Paul Nelson

step back with a grammy-winning blues artist and producer

Paul Nelson

“I always went back to acoustic to give songs an earthiness, a pulse, a drive.” And while much of blues, today, is electric, the traditional blues guys were traveling minstrels playing acoustic guitars because they were so inexpensive. That was their one guitar.
~ Paul Nelson

Paul Nelson, a 2015 Grammy Award Winner for Best Blues Album, for “Step Back,”which he produced and played guitar on for blues legend, Johnny Winter, plays mostly electric, but has many thoughts on writing, producing and recording with acoustics.

artist details

Website: paulnelsonguitar.com
Favorite: Taylor T5
Heroes: James Taylor
Tour: Watch Him

AL  On Paul’s first guitar

PN “I think it was like a nylon little classical guitar. It drove me nuts. The spacing was so far apart. It was really difficult and I think it made me want to stop until I figured out how to stretch and grab the chords. It was such a pain in the neck to play in the beginning! The acoustic is actually responsible for the electric only because of ease of playability. Let the record state that.” And, he adds, “Once people do play electric, as they go back (they find) an acoustic that has the playability of an electric, but still has the tone of an acoustic.”

AL On his go-to acoustic guitar

PN “I’m really into Taylor’s. My go-to guitar is a T5 that they gave me with my endorsement. I love it. Because it’s got a full sound for tracking and the spacing is such that you can really play lines on it. It’s got a great sound.”

AL On using acoustic guitars when tracking albums

PN “I’m a big fan of using acoustics in production. On my new record, I’m playing acoustic. When you track, you take one guitar and then when you go to track it again, you don’t use that same guitar. You use a completely different guitar. If I have a guitar part that I like on acoustic, I’ll play it with a six-string and then maybe double it with a 12-string.”

“A nice little acoustic in the background or some kind of tasty strum. It adds to the choruses. It’s the kind of thing if it’s not there, it sounds empty, but if it’s there, you don’t notice it. You know that it’s fuller in certain kinds of a recordings. I do a lot tracking with acoustics to add to the overall production. I even put acoustic on Johnny’s Blues album, which was very risque’…on a song called “Who do you love?” We paid homage to the original version of the song. It gave it a more radio commercial type of sound that got it a lot of airplay. That’s another thing an acoustic guitars does.”

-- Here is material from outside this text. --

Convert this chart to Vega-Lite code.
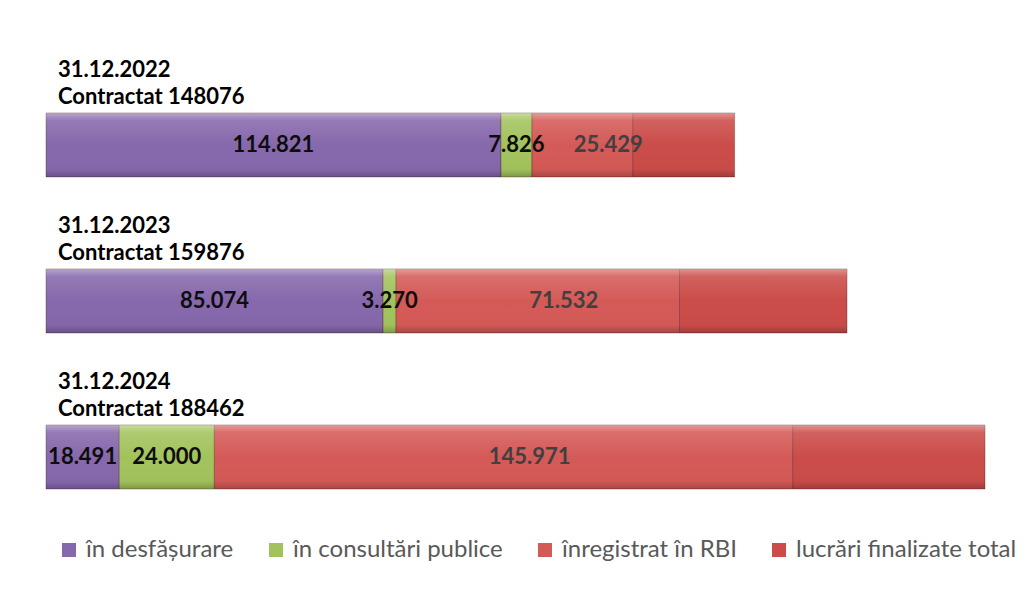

AL On blues purists versus the masses

PN “I had to be very careful in the blues world. If you start putting anything like acoustic guitar on it, you’ve got to be very, very careful because you start leaving the realm of the blues category and the historians start going bananas. I knew that with Johnny (Winter), I had to play on and produce a record that was not just written for historians, it was written for people that enjoy music in general. Not just trying to satisfy the category makers and the politically correct. It’s a fine line. You bring them to it.”

AL On writing songs on the acoustic guitar

PN “The acoustic becomes the go-to guitar for vocals and songwriting. Because it’s not amplified, you can just sit there and start writing. You don’t have to whip out the amp and that kind of thing.

“On the song ‘Please Come Home,’ I started co-writing it with my singer, Morten (Fredheim), and we were up late at night and we were writing and writing and writing and all of a sudden this song is just developing…and I wrote the words to it. Then we brought in all the percussion instruments. I started playing slide. People ask, “Which comes first? The lyrics or the music?” Well, in this case, the acoustic guitar itself. I’ve never had that happened where the actual instrument was the springboard for the song. I went back to the band with Morten and we said, “We have to apologize.” They asked “What happened?” “Well, we wrote this thing!”

AL That “thing” was “Please Come Home,” which appears in Paul’s latest album, Bad Ass

PN “Make no mistake that “Please Come Home” was strategically placed in the middle of the album to add a little breathing room until we hit them hard with the electric.”

AL On Paul’s acoustic heroes

PN “What I always liked is when I saw bands like Led Zeppelin, when I saw them play acoustic numbers. (And).. I’m thinking of a Yes song, like ‘Mood for a Day,’ that kind of stuff. I love, I love, I love James Taylor. Just the chord voicing. And his voice. I mean who doesn’t?”

AL If you could see one acoustic show this year, only one, who would it be?

PN “Anders Osborne. He’s a good friend of mine. I met him in Jamaica and played with him when I was playing with Warren Haynes and Sonny (Landreth) at Gov’t Mule’s Island Exodus. What a fantastic singer, songwriter, acoustic and electric player.”